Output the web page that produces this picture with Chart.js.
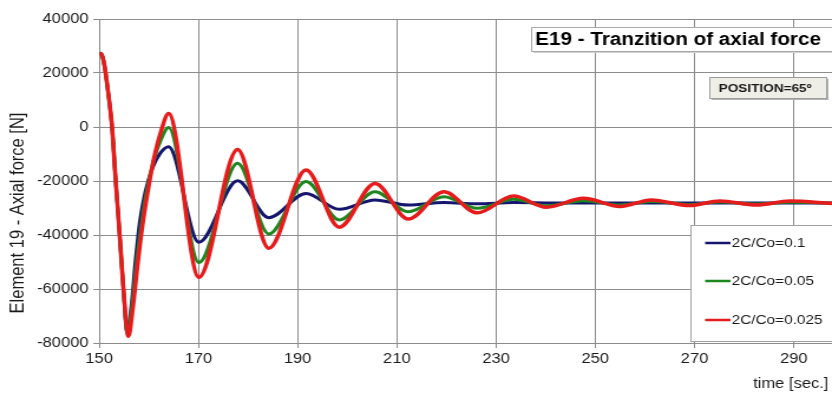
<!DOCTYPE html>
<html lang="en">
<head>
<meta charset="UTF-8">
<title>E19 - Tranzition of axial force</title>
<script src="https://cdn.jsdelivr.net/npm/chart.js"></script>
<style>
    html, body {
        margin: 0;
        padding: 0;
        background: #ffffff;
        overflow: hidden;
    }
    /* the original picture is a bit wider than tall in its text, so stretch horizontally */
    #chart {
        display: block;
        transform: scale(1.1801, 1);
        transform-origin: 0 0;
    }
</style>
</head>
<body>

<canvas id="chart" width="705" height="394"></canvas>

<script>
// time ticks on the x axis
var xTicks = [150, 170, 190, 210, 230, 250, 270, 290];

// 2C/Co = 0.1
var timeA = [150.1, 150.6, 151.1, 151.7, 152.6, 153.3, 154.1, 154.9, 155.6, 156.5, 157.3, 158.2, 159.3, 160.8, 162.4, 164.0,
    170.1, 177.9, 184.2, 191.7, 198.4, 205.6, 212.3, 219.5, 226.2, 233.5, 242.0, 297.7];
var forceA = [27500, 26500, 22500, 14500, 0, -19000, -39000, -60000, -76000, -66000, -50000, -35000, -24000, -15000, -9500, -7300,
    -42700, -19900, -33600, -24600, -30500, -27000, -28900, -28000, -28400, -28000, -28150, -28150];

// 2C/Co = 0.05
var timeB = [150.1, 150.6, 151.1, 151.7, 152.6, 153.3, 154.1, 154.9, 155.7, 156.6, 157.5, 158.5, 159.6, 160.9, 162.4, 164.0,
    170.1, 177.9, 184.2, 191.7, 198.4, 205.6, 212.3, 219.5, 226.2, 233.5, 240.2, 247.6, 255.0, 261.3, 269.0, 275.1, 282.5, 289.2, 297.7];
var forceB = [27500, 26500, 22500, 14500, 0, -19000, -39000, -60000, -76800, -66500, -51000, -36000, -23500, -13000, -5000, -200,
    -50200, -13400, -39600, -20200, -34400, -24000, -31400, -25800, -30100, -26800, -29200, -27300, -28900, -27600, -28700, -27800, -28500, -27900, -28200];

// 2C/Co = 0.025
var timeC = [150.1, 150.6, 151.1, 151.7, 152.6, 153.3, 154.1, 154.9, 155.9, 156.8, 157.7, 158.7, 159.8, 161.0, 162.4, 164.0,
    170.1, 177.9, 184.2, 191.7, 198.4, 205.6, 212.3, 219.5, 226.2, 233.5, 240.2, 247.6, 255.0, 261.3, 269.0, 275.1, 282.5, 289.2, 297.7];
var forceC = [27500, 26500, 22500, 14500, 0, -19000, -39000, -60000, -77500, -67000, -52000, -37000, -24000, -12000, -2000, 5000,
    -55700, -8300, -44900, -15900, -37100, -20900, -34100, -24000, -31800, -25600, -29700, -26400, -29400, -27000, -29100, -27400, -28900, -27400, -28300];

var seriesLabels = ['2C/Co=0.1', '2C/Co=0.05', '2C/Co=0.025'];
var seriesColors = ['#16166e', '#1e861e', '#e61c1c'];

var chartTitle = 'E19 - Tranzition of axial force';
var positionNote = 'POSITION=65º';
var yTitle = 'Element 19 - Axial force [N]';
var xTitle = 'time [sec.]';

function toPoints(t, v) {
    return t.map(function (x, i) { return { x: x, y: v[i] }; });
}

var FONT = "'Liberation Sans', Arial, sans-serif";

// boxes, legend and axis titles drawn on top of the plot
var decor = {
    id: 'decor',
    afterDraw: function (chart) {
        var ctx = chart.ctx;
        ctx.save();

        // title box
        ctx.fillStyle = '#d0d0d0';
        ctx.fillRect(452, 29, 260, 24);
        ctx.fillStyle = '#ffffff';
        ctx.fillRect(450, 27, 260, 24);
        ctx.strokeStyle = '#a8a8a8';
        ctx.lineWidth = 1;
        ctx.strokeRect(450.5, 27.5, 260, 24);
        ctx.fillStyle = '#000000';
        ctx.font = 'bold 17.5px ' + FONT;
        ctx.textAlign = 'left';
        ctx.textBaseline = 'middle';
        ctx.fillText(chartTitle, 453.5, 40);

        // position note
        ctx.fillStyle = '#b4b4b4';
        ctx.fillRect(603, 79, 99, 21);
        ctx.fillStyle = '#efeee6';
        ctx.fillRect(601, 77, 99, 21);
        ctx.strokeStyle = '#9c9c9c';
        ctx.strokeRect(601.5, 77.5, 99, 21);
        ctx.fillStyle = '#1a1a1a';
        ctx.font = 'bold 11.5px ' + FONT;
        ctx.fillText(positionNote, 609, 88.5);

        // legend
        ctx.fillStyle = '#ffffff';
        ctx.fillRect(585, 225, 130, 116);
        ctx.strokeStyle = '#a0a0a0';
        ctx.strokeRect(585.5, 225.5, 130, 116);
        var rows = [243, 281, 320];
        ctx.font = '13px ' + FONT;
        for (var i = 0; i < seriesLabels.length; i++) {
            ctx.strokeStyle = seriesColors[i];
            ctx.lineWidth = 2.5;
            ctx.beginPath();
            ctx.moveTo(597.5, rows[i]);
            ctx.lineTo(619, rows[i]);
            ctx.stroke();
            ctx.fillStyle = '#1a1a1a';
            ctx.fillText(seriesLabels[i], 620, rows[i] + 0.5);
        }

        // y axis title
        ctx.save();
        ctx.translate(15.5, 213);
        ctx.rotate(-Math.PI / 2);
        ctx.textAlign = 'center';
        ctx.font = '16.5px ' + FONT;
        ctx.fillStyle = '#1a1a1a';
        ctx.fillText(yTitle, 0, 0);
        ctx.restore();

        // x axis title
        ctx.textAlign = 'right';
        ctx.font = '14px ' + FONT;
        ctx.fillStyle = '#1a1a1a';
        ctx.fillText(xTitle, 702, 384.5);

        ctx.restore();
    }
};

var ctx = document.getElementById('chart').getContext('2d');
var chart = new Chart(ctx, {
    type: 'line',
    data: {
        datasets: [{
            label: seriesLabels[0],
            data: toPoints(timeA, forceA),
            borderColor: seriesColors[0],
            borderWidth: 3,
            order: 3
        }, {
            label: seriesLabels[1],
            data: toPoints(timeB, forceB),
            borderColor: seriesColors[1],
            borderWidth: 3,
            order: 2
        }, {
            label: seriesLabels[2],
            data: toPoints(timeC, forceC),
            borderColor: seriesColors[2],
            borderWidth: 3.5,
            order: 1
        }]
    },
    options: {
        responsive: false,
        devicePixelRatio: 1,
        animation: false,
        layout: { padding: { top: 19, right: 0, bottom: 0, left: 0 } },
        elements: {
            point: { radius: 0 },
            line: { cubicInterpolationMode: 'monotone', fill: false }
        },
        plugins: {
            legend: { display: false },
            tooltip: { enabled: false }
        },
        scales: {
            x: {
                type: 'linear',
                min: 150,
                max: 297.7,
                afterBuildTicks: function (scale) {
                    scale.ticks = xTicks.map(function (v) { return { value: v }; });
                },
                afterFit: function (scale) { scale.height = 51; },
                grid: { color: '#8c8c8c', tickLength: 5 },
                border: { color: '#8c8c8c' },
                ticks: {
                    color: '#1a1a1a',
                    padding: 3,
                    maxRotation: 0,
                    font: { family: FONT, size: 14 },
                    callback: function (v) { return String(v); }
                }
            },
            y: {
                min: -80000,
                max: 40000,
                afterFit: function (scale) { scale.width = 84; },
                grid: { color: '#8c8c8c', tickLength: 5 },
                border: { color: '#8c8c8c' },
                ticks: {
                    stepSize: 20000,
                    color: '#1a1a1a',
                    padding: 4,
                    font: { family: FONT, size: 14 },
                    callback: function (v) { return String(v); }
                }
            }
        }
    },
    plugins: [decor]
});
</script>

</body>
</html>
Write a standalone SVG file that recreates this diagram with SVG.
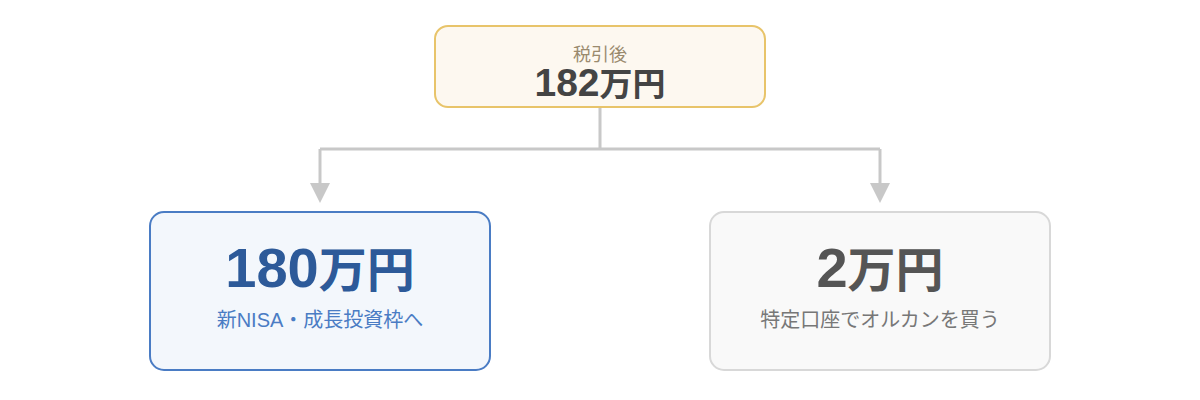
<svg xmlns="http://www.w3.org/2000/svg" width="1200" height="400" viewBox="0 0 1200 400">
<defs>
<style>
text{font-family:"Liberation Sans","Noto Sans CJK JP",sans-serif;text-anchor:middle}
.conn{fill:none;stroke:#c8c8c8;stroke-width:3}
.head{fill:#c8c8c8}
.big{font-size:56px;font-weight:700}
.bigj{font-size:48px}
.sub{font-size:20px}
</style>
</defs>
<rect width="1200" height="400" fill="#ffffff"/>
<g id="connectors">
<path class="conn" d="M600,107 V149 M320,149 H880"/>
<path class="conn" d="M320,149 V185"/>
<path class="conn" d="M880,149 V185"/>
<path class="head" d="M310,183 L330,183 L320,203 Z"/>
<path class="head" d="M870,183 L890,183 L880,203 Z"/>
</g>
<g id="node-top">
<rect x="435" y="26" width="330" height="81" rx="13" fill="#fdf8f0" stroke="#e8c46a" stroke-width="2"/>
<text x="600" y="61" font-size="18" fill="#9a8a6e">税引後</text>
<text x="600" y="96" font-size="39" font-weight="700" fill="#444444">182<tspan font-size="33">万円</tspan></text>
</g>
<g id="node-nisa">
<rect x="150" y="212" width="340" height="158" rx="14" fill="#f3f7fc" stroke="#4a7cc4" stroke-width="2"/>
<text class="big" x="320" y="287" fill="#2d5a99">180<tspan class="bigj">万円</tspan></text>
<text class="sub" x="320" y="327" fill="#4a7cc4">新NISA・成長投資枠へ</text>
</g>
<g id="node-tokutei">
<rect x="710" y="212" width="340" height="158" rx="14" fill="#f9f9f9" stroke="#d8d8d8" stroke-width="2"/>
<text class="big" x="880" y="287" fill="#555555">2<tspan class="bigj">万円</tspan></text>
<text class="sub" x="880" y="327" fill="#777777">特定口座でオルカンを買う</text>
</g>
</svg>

**GIVEN EXERCISE**:
Leave out the pictures and repeat exactly the lines from the start of the material through the line that contains "-28500, -27900, -28200];", both included.

**THE REPLY**:
Output the web page that produces this picture with Chart.js.
<!DOCTYPE html>
<html lang="en">
<head>
<meta charset="UTF-8">
<title>E19 - Tranzition of axial force</title>
<script src="https://cdn.jsdelivr.net/npm/chart.js"></script>
<style>
    html, body {
        margin: 0;
        padding: 0;
        background: #ffffff;
        overflow: hidden;
    }
    /* the original picture is a bit wider than tall in its text, so stretch horizontally */
    #chart {
        display: block;
        transform: scale(1.1801, 1);
        transform-origin: 0 0;
    }
</style>
</head>
<body>

<canvas id="chart" width="705" height="394"></canvas>

<script>
// time ticks on the x axis
var xTicks = [150, 170, 190, 210, 230, 250, 270, 290];

// 2C/Co = 0.1
var timeA = [150.1, 150.6, 151.1, 151.7, 152.6, 153.3, 154.1, 154.9, 155.6, 156.5, 157.3, 158.2, 159.3, 160.8, 162.4, 164.0,
    170.1, 177.9, 184.2, 191.7, 198.4, 205.6, 212.3, 219.5, 226.2, 233.5, 242.0, 297.7];
var forceA = [27500, 26500, 22500, 14500, 0, -19000, -39000, -60000, -76000, -66000, -50000, -35000, -24000, -15000, -9500, -7300,
    -42700, -19900, -33600, -24600, -30500, -27000, -28900, -28000, -28400, -28000, -28150, -28150];

// 2C/Co = 0.05
var timeB = [150.1, 150.6, 151.1, 151.7, 152.6, 153.3, 154.1, 154.9, 155.7, 156.6, 157.5, 158.5, 159.6, 160.9, 162.4, 164.0,
    170.1, 177.9, 184.2, 191.7, 198.4, 205.6, 212.3, 219.5, 226.2, 233.5, 240.2, 247.6, 255.0, 261.3, 269.0, 275.1, 282.5, 289.2, 297.7];
var forceB = [27500, 26500, 22500, 14500, 0, -19000, -39000, -60000, -76800, -66500, -51000, -36000, -23500, -13000, -5000, -200,
    -50200, -13400, -39600, -20200, -34400, -24000, -31400, -25800, -30100, -26800, -29200, -27300, -28900, -27600, -28700, -27800, -28500, -27900, -28200];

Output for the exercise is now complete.